En Europe, on se réveille aussi, on commence à comprendre que le «sirop» d'érable, c'est comme l'huile d'olive ou le vin, il y en a de bien des qualités!

En France, Jacques Genin, l'une des figures très actuelles de la pâtisserie parisienne, travaille avec le sirop DeSève. En Italie, à Modène, le chef étoilé Massimo Bottura cuisine avec le sirop de la Société-Orignal tout comme, aux États-Unis, les chefs de grandes tables comme Del Posto ou Daniel à New York et Saison à San Francisco.

Bref, le processus est long et semé d'embûches. Plusieurs petits producteurs, soutenus par l'Union paysanne, accusent le système de brimer leur liberté de vente et de mise en marché, et trouvent que les règles de commercialisation imposées par la Fédération des producteurs acériculteurs du Québec étouffent justement leur créativité et leur liberté d'action. Cette année, le différend s'est envenimé. La Fédération a même eu recours à des agents de sécurité pour surveiller quatre acériculteurs de l'Estrie, actions dénoncées par tous ceux qui trouvent que les règles de commercialisation agricoles au Québec bloquent tous ceux qui veulent faire autrement que ce qui se fait depuis des décennies, que ce soit dans le domaine acéricole ou ailleurs.

Malgré tout ça, l'érable réussit à sortir petit à petit de son espace rustique.

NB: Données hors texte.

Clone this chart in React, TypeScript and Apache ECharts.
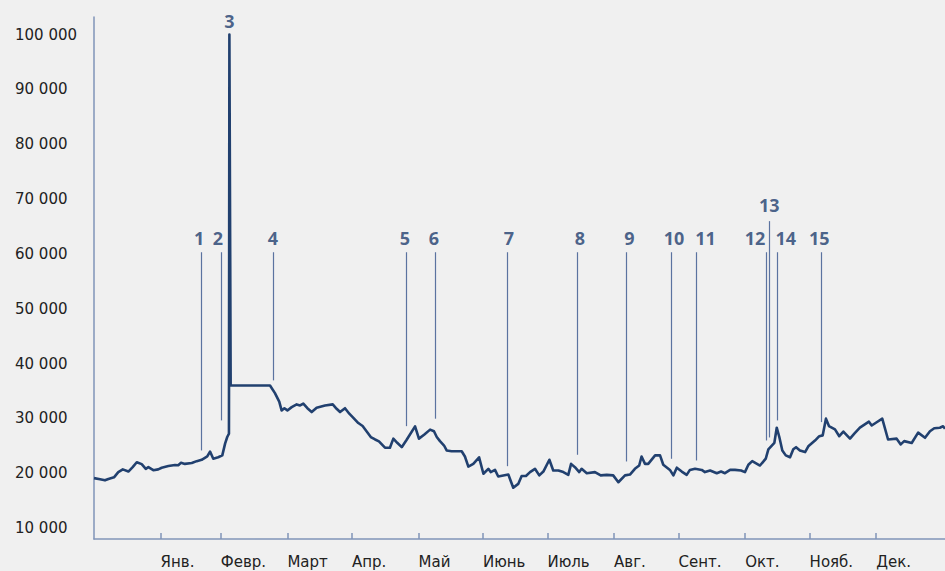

«C'est sûr que pour bien des gens, probablement la majorité, le sirop, c'est d'abord et avant tout la canne. On a grandi avec ça, affirme Jean-Fabien Lévesque. Mais il y a aussi une tendance vers le fancy. Et des gens qui veulent manger de mieux en mieux. Donc il y a encore pas mal de place pour ceux qui sont prêts à leur fournir des produits de très bonne qualité.»